(Dataset section)

***

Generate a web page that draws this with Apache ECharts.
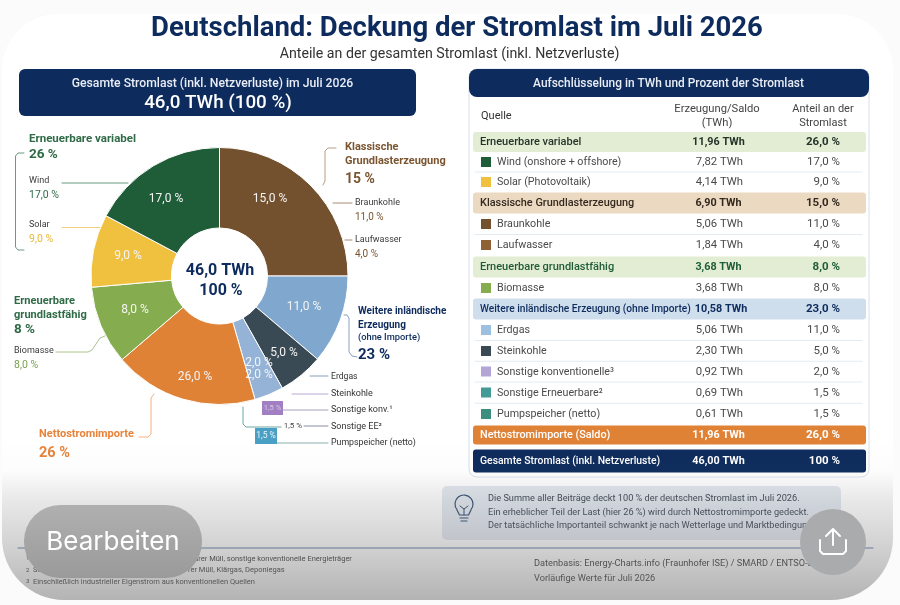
<!DOCTYPE html>
<html lang="de"><head><meta charset="utf-8">
<style>html,body{margin:0;padding:0;background:#fbfbfb}#c{width:900px;height:605px;filter:blur(0.4px)}</style>
<script src="https://cdn.jsdelivr.net/npm/echarts@6/dist/echarts.min.js"></script>
</head><body><div id="c"></div>
<script>
const FONT = 'Roboto, sans-serif';
const NAVY = '#0d2b5c';

// Pie slices as drawn in the reference (clockwise from 12 o'clock)
const sliceNames = ['Klassische Grundlast', 'Erdgas', 'Steinkohle', 'Sonstige konventionell', 'Nettostromimporte', 'Biomasse', 'Solar', 'Wind'];
const sliceArcDegrees = [90, 40.3, 20.4, 13.2, 65.4, 35.6, 33, 62];
const sliceLabels = ['15,0 %', '11,0 %', '5,0 %', '2,0 %\n2,0 %', '26,0 %', '8,0 %', '9,0 %', '17,0 %'];
const sliceColors = ['#74512e', '#80a8cf', '#3a4a55', '#94b3d6', '#e08236', '#85ad4f', '#efc13f', '#1f5c38'];
const sliceLabelCentres = [[270,199],[304,307],[284,353],[259,369],[195,377],[135,310],[128,256],[166,199]];

// Table
const rowNames = ['Erneuerbare variabel','Wind (onshore + offshore)','Solar (Photovoltaik)','Klassische Grundlasterzeugung','Braunkohle','Laufwasser','Erneuerbare grundlastfähig','Biomasse','Weitere inländische Erzeugung (ohne Importe)','Erdgas','Steinkohle','Sonstige konventionelle³','Sonstige Erneuerbare²','Pumpspeicher (netto)','Nettostromimporte (Saldo)','Gesamte Stromlast (inkl. Netzverluste)'];
const rowTwh = ['11,96 TWh','7,82 TWh','4,14 TWh','6,90 TWh','5,06 TWh','1,84 TWh','3,68 TWh','3,68 TWh','10,58 TWh','5,06 TWh','2,30 TWh','0,92 TWh','0,69 TWh','0,61 TWh','11,96 TWh','46,00 TWh'];
const rowShare = ['26,0 %','17,0 %','9,0 %','15,0 %','11,0 %','4,0 %','8,0 %','8,0 %','23,0 %','11,0 %','5,0 %','2,0 %','1,5 %','1,5 %','26,0 %','100 %'];
const rowSwatch = [null,'#1f5c38','#efc13f',null,'#74512e','#8f6236',null,'#85ad4f',null,'#9dbfe0','#3a4a55','#b3a5d6','#449a94','#3c8f7f',null,null];
const rowBand = ['#e3edd3',null,null,'#ecd9c2',null,null,'#e3edd3',null,'#cfdeed',null,null,null,null,null,'#e08236',NAVY];
const rowText = ['#26332a',null,null,'#33291e',null,null,'#1f5c38',null,'#0d2b5c',null,null,null,null,null,'#fff','#fff'];

// Layout of the rows (centre y, height, name font size)
const rowCentreY = [142,162,182,203,224,245,267,288,309,330,351,371.5,392.5,414,435,461];
const rowBandH = [20,0,0,21,0,0,21,0,21,0,0,0,0,0,19,23];
const rowNameSize = [11,0,0,10.9,0,0,11,0,10.2,0,0,0,0,0,10.8,10.4];

const noteLines = ['Die Summe aller Beiträge deckt 100 % der deutschen Stromlast im Juli 2026.','Ein erheblicher Teil der Last (hier 26 %) wird durch Nettostromimporte gedeckt.','Der tatsächliche Importanteil schwankt je nach Wetterlage und Marktbedingungen.'];

const g = [];
function T(x, y, text, o) {
  o = o || {};
  g.push({ type:'text', z:o.z || 5, x, y, silent:true, style:{ text, fill:o.c || '#333',
    font:(o.w || 'normal') + ' ' + (o.s || 10) + 'px ' + (o.f || FONT), textAlign:o.a || 'left', textVerticalAlign:'middle' }});
}
function R(x, y, w, h, fill, r, o) {
  o = o || {};
  g.push({ type:'rect', z:o.z || 1, silent:true, shape:{x,y,width:w,height:h,r:r || 0}, style:{fill, stroke:o.stroke || null, lineWidth:o.lw || 0} });
}
function L(points, color, lw, z) {
  g.push({ type:'polyline', z:z || 3, silent:true, shape:{points, smooth:0}, style:{stroke:color, lineWidth:lw || 1, fill:null, lineCap:'round', lineJoin:'round'} });
}

// white page sheet
g.push({ type:'rect', z:0, silent:true, shape:{x:2,y:14,width:891,height:586,r:[56,56,62,62]}, style:{fill:'#ffffff'} });

// Title
T(457, 29.5, 'Deutschland: Deckung der Stromlast im Juli 2026', {s:27.5, w:'bold', c:NAVY, a:'center'});
T(449.5, 54, 'Anteile an der gesamten Stromlast (inkl. Netzverluste)', {s:14.2, c:'#333', a:'center'});

// Left header
R(19, 69, 397, 47, NAVY, 6);
T(212.5, 84, 'Gesamte Stromlast (inkl. Netzverluste) im Juli 2026', {s:12.2, w:500, c:'#e9eef6', a:'center'});
T(218, 103, '46,0 TWh (100 %)', {s:18.8, w:500, c:'#fff', a:'center'});

// Pie centre
T(220, 271, '46,0 TWh', {s:16, w:'bold', c:NAVY, a:'center', z:10});
T(221, 291, '100 %', {s:16, w:'bold', c:NAVY, a:'center', z:10});

// Annotations left
const GR = '#2f6b47', YE = '#e8b93a', BR = '#7a5530', OR = '#e8833a', LG = '#77a04d', TXT = '#3a3a3a';
T(29, 139, 'Erneuerbare variabel', {s:11.5, w:'bold', c:GR});
T(29, 155, '26 %', {s:13.5, w:'bold', c:GR});
L([[24,153],[18,153],[15.5,156],[15.5,247],[18,250],[24,250]], '#6a9a80');
T(29, 181, 'Wind', {s:9, c:TXT});
T(29, 195, '17,0 %', {s:10.5, c:GR});
L([[62,183],[128,183]], '#6a9a80');
T(29, 225, 'Solar', {s:9, c:TXT});
T(29, 239, '9,0 %', {s:10.5, c:YE});
L([[62,227.5],[100,227.5]], '#f0d080');
T(14, 301, 'Erneuerbare', {s:11.1, w:'bold', c:GR});
T(14, 315, 'grundlastfähig', {s:11.1, w:'bold', c:GR});
T(14, 330, '8 %', {s:13.5, w:'bold', c:GR});
T(14, 351, 'Biomasse', {s:9, c:TXT});
T(14, 365, '8,0 %', {s:10.5, c:LG});
L([[56,352],[88,352],[92,350],[100,338],[105,336]], '#a9c48a');
T(39, 434, 'Nettostromimporte', {s:11, w:'bold', c:OR});
T(39, 453, '26 %', {s:14.5, w:'bold', c:OR});
L([[139,437],[148,437],[151,434],[151,398],[154,394]], '#f2b183');

// Annotations right
T(345, 147, 'Klassische', {s:11, w:'bold', c:BR});
T(345, 161, 'Grundlasterzeugung', {s:11, w:'bold', c:BR});
T(345, 179, '15 %', {s:14, w:'bold', c:BR});
L([[336,148],[328,148],[325,151],[325,181],[323,185]], '#b89c80');
L([[333,203],[352,203]], '#a88c70');
T(355, 203, 'Braunkohle', {s:9, c:TXT});
T(355, 217, '11,0 %', {s:10, c:BR});
L([[345,240],[352,240]], '#a88c70');
T(355, 240, 'Laufwasser', {s:9, c:TXT});
T(355, 254, '4,0 %', {s:10, c:BR});
T(358, 311, 'Weitere inländische', {s:10, w:'bold', c:NAVY});
T(358, 325, 'Erzeugung', {s:10, w:'bold', c:NAVY});
T(358, 338, '(ohne Importe)', {s:9.3, w:500, c:NAVY});
T(358, 355, '23 %', {s:15, w:'bold', c:NAVY});
L([[344,315],[347,315],[349,318],[349,352],[352,356],[357,357]], '#8aa0c0');
const LBL = '#333';
L([[310,376],[328,376]], '#8aa0b8'); T(331, 377, 'Erdgas', {s:8.6, c:LBL});
L([[292,394],[328,394]], '#b8a8d0'); T(331, 394, 'Steinkohle', {s:9, c:LBL});
L([[278,402],[278,410]], '#a58cc8');
L([[283,410],[328,410]], '#a8a0c0'); T(331, 410, 'Sonstige konv.¹', {s:9, c:LBL});
R(262, 401, 21, 14, '#a17fc2', 0, {z:4});
T(272.5, 408, '1,5 %', {s:7.5, c:'#d8c8ea', a:'center'});
L([[243,407],[243,424],[246,427],[281,427]], '#6aa6a6');
T(293, 426, '1,5 %', {s:8, c:'#444', a:'center'});
L([[304,426],[328,426]], '#8a90a8'); T(331, 427, 'Sonstige EE²', {s:9, c:LBL});
L([[277,443],[328,443]], '#8ab0b0'); T(331, 443, 'Pumpspeicher (netto)', {s:8.8, c:LBL});
R(255, 428, 22, 16, '#4aa0c4', 0, {z:4});
T(266, 436, '1,5 %', {s:8.5, c:'#e8f4fa', a:'center'});

// Table card
R(469, 69, 400, 408, '#ffffff', 8, {stroke:'#d8e0ea', lw:1});
R(469, 69, 400, 28, NAVY, 8, {z:2});
T(668.5, 84, 'Aufschlüsselung in TWh und Prozent der Stromlast', {s:11.9, w:500, c:'#e9eef6', a:'center'});
T(481, 116, 'Quelle', {s:11, c:'#333'});
T(717, 109, 'Erzeugung/Saldo', {s:11.2, c:'#444', a:'center'});
T(717, 123, '(TWh)', {s:11.2, c:'#444', a:'center'});
T(823, 109, 'Anteil an der', {s:11, c:'#444', a:'center'});
T(823, 123, 'Stromlast', {s:11, c:'#444', a:'center'});

rowNames.forEach(function (name, i) {
  const y = rowCentreY[i], band = rowBand[i];
  if (band) {
    const h = rowBandH[i];
    R(473, y - h / 2, 393, h, band, 3, {z:2});
    const c = rowText[i];
    T(480, y + 0.5, name, {s:rowNameSize[i], w:500, c});
    T(i === 8 ? 721 : 718.5, y + 0.5, rowTwh[i], {s:10.8, w:'bold', c, a:'center'});
    T(840, y + 0.5, rowShare[i], {s:11.5, w:'bold', c, a:'right'});
  } else {
    R(481, y - 5, 10, 10, rowSwatch[i], 0, {z:2});
    T(497, y + 0.5, name, {s:10.7, c:'#4a4a4a'});
    T(743, y + 0.5, rowTwh[i], {s:11.3, c:'#4a4a4a', a:'right'});
    T(840, y + 0.5, rowShare[i], {s:11.5, c:'#4a4a4a', a:'right'});
    if (!rowBand[i + 1]) L([[475, (y + rowCentreY[i + 1]) / 2],[862, (y + rowCentreY[i + 1]) / 2]], '#e4eaf2', 1, 2);
  }
});

// Note box with a light bulb
R(442, 486, 399, 54, '#e2e8f0', 5);
noteLines.forEach(function (s, i) { T(488, 499 + i * 13.5, s, {s:9.2, c:'#3b4350'}); });
const BULB = '#2f4a70';
g.push({ type:'arc', z:5, silent:true, shape:{cx:464,cy:504,r:9,startAngle:Math.PI * 0.78,endAngle:Math.PI * 2.22,clockwise:true}, style:{stroke:BULB,lineWidth:1.2,fill:null} });
L([[457,510],[459.5,515],[468.5,515],[471,510]], BULB, 1.2, 5);
L([[460,518],[468,518]], BULB, 1.2, 5);
L([[461,521],[467,521]], BULB, 1.2, 5);
L([[460,506],[464,509],[468,506]], BULB, 1, 5);
L([[464,509],[464,515]], BULB, 1, 5);

// Footer
L([[18,548],[873,548]], '#5b7aa8', 1, 1);
T(26, 558, '1', {s:6, c:'#333'});
T(190, 559, 'barer Müll, sonstige konventionelle Energieträger', {s:7.5, c:'#333'});
T(26, 570, '2', {s:6, c:'#333'});
T(33, 570.5, 'So', {s:7.5, c:'#333'});
T(188, 570.5, 'rer Müll, Klärgas, Deponiegas', {s:7.5, c:'#333'});
T(26, 581, '3', {s:6, c:'#333'});
T(33, 582, 'Einschließlich industrieller Eigenstrom aus konventionellen Quellen', {s:7.5, c:'#333'});
T(534, 564, 'Datenbasis: Energy-Charts.info (Fraunhofer ISE) / SMARD / ENTSO-E', {s:9.2, c:'#333'});
T(534, 579, 'Vorläufige Werte für Juli 2026', {s:9.2, c:'#333'});

// Bottom fade of the screenshot
g.push({ type:'rect', z:30, silent:true, shape:{x:2,y:440,width:891,height:160,r:[0,0,62,62]},
  style:{ fill:{ type:'linear', x:0, y:0, x2:0, y2:1, colorStops:[{offset:0,color:'rgba(120,120,120,0)'},{offset:0.19,color:'rgba(120,120,120,0.02)'},{offset:0.375,color:'rgba(120,120,120,0.17)'},{offset:0.656,color:'rgba(120,120,120,0.33)'},{offset:1,color:'rgba(120,120,120,0.56)'}] } } });

// Overlaid buttons
g.push({ type:'rect', z:40, silent:true, shape:{x:24,y:505,width:178,height:73,r:36}, style:{ fill:{ type:'linear', x:0, y:0, x2:0, y2:1, colorStops:[{offset:0,color:'#b0b0b0'},{offset:1,color:'#9a9a9a'}] } } });
T(113, 542, 'Bearbeiten', {s:26, c:'#fff', a:'center', z:41, f:'Inter, Roboto, sans-serif'});
g.push({ type:'circle', z:40, silent:true, shape:{cx:833,cy:542,r:33}, style:{fill:'#a9abac'} });
L([[820,540],[820,551],[823,554],[843,554],[846,551],[846,540]], '#fff', 2, 41);
L([[833,545],[833,530]], '#fff', 2, 41);
L([[826,536],[833,529],[840,536]], '#fff', 2, 41);

const chart = echarts.init(document.getElementById('c'), null, {renderer:'canvas', width:900, height:605});
chart.setOption({
  animation:false,
  backgroundColor:'#fbfbfb',
  series:[{
    type:'pie', center:[219.5,276], radius:[48,128.5], startAngle:90, clockwise:true, silent:true,
    avoidLabelOverlap:false, minAngle:0,
    itemStyle:{borderColor:'#fff', borderWidth:1},
    labelLine:{show:false},
    label:{show:true, position:'inside', color:'#f4f4f4', fontFamily:FONT, fontSize:12, lineHeight:12,
      formatter:function(p){ return sliceLabels[p.dataIndex]; }},
    labelLayout:function(p){ const c = sliceLabelCentres[p.dataIndex]; return {x:c[0], y:c[1], align:'center', verticalAlign:'middle'}; },
    data:sliceNames.map(function(name,i){ return {name, value:sliceArcDegrees[i], itemStyle:{color:sliceColors[i]}}; })
  }],
  graphic:{elements:g}
});
</script></body></html>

***

(Work instructions)
Repeat only the lines from the beginning of the material through the line containing "const NAVY = '#0d2b5c';", both ends kept, leaving pictures out.

(Complete response)
Generate a web page that draws this with Apache ECharts.
<!DOCTYPE html>
<html lang="de"><head><meta charset="utf-8">
<style>html,body{margin:0;padding:0;background:#fbfbfb}#c{width:900px;height:605px;filter:blur(0.4px)}</style>
<script src="https://cdn.jsdelivr.net/npm/echarts@6/dist/echarts.min.js"></script>
</head><body><div id="c"></div>
<script>
const FONT = 'Roboto, sans-serif';
const NAVY = '#0d2b5c';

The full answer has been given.